Ils [les allemands] impliquent un grand groupe de laïcs, ce qui est très « Vatican II », et qui semble super-collaboratif, et comme par hasard, ils ont choisi de travailler avec un groupe connu pour pousser à renverser les enseignements moraux non négociables de la Foi.
Et maintenant, le pape intervient, mettant en garde l’Église allemande :

… contre des « plans et des mécanismes » qui pourraient s’avérer « tout sauf utiles pour un chemin commun » pour l’Église. Le pape a dit que tout « chemin synodal » devrait faire l’objet d’une réflexion approfondie.

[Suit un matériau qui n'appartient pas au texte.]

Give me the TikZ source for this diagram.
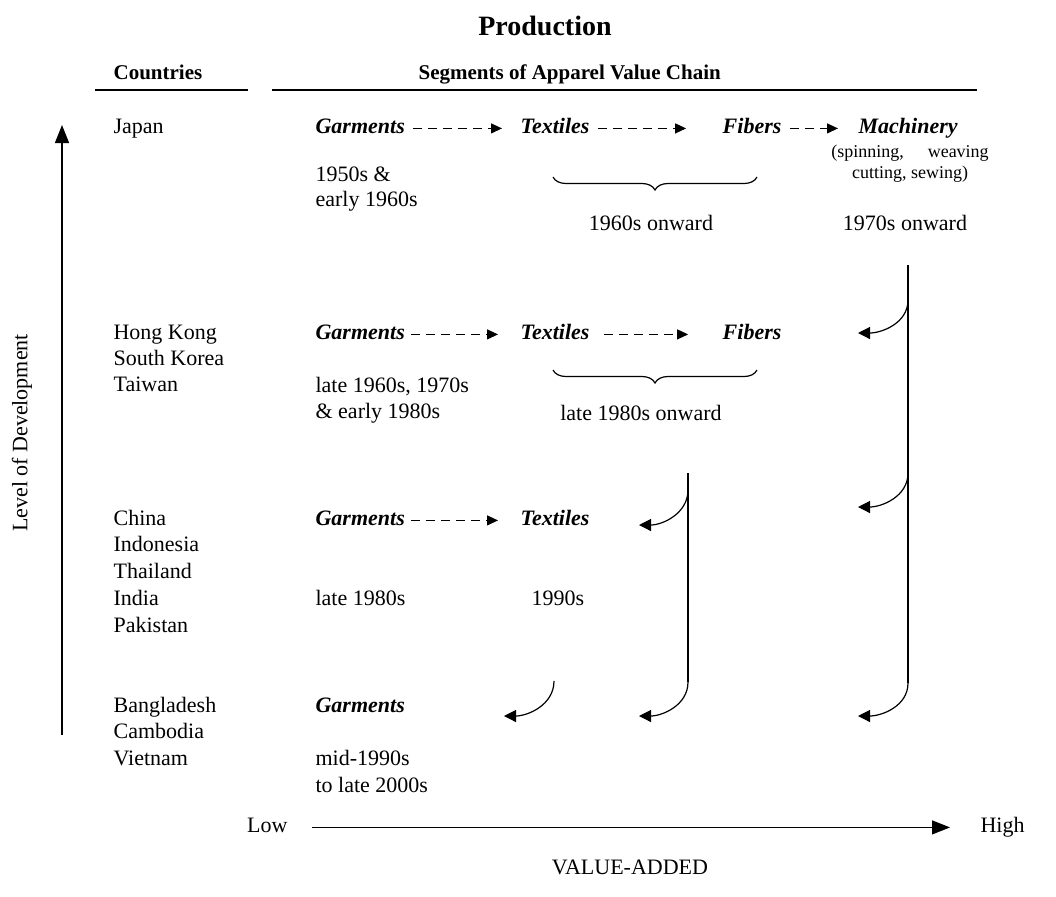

« Ce que cela signifie concrètement et comment cela va se développer devra certainement être considéré encore plus profondément », a écrit le pape, rappelant aux Allemands que la synodalité « signifie sortir avec toute l’Église sous la lumière de l’Esprit Saint ».
L’objectif déclaré du groupe est de « livrer les premiers résultats intermédiaires » de leurs projets de résolution cet automne, les rapports « devant coïncider avec la réunion du Synode sur l’Amazonie à Rome, à laquelle les membres de la hiérarchie allemande se sont intéressés de près et où ils ont joué un rôle influent dans la rédaction des documents préparatoires ».

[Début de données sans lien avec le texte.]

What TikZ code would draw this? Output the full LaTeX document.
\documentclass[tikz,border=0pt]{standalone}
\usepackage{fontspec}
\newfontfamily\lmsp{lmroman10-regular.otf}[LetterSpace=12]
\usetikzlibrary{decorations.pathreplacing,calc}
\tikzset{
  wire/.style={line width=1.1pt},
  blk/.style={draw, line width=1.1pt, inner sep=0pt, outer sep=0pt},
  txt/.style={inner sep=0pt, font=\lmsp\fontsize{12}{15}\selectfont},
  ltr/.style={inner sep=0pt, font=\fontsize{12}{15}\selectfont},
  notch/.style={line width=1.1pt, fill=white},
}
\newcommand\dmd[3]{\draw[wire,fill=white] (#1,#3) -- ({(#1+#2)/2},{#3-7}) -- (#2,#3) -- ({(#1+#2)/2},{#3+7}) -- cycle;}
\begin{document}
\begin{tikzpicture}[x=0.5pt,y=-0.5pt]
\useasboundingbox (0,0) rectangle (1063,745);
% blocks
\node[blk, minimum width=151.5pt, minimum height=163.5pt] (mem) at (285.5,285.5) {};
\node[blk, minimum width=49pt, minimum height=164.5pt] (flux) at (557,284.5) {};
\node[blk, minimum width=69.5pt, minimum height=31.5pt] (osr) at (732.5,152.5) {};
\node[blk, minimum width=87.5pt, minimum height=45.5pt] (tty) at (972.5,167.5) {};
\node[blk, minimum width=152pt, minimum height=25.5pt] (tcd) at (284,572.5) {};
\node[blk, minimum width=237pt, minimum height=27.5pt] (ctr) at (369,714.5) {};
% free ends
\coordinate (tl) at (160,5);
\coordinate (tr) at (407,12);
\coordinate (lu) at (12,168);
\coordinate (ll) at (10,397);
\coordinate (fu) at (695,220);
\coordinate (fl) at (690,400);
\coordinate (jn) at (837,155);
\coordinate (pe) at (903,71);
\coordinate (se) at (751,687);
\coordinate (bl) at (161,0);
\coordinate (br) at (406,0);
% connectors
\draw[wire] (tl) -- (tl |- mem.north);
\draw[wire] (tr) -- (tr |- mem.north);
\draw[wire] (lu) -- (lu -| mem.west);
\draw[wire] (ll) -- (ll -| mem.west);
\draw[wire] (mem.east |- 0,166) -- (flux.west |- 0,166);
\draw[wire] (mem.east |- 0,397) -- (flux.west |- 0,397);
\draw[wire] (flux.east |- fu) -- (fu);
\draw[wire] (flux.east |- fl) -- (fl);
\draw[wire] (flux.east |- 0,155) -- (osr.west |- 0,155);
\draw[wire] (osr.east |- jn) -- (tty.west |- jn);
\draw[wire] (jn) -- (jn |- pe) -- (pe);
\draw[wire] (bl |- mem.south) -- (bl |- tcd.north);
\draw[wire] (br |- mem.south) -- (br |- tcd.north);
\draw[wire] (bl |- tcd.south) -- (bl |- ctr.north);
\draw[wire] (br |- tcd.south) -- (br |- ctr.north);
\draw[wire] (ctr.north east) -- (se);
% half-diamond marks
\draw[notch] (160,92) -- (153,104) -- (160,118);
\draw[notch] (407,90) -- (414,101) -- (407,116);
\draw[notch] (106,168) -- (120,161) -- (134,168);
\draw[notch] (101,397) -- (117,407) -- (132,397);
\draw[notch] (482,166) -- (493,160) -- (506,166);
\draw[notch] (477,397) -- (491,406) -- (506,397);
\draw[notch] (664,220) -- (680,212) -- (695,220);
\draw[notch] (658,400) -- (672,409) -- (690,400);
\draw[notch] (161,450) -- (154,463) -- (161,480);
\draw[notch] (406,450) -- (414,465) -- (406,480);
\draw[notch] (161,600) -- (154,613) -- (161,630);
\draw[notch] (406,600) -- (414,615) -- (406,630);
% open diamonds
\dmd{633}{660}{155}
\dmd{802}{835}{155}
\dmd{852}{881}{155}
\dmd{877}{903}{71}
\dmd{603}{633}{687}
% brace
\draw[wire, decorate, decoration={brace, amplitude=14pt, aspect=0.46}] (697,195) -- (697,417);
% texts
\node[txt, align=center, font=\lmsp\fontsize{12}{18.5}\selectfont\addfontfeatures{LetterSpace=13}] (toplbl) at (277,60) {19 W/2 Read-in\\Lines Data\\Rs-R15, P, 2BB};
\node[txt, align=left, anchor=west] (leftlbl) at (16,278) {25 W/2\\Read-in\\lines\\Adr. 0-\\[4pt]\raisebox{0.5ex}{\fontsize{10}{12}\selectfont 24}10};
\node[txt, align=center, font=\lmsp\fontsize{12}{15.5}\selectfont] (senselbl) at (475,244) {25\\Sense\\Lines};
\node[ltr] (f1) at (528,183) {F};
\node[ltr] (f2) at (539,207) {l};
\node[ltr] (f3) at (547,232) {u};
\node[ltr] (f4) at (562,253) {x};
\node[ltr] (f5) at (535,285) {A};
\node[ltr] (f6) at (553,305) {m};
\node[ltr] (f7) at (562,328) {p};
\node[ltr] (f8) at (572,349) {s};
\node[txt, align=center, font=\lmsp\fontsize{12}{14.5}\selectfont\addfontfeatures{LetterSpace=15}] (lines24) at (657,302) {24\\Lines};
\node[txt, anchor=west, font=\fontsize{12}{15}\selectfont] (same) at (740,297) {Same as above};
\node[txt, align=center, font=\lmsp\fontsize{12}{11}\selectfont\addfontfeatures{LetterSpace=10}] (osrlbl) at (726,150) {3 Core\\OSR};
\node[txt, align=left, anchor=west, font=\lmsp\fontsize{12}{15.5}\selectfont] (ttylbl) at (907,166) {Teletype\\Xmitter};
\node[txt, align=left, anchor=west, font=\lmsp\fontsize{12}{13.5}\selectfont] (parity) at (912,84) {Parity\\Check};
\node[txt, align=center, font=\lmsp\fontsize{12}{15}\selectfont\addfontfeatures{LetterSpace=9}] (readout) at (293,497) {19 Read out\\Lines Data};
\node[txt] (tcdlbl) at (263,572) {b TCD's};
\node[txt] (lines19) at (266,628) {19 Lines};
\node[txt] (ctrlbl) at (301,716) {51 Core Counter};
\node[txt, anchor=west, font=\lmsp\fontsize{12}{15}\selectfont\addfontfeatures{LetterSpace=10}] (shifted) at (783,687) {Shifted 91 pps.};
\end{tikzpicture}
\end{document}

Zut, tout ça me semble bien familier.

Le pape fera-t-il pression pour un programme plus décentralisé en Allemagne? Les évêques allemands donneront-ils au pape l’assurance que même leurs décisions « contraignantes » seront le fruit d’un consensus populaire ?
Je ne sais pas, et ça n’a pas vraiment d’importance de toute façon. Ne vous laissez pas distraire par la danse. Quoi qu’ils veuillent vraiment, l’Église allemande obtiendra ce qu’elle veut, et elle deviendra la pépinière pour des résultats similaires dans d’autres pays où la volonté de suivre son exemple existe. Comme pour la communion dans la main, la permission limitée de continuer un abus peut se transformer rapidement en un droit universel. Ceux qui pensent différemment n’ont pas prêté attention.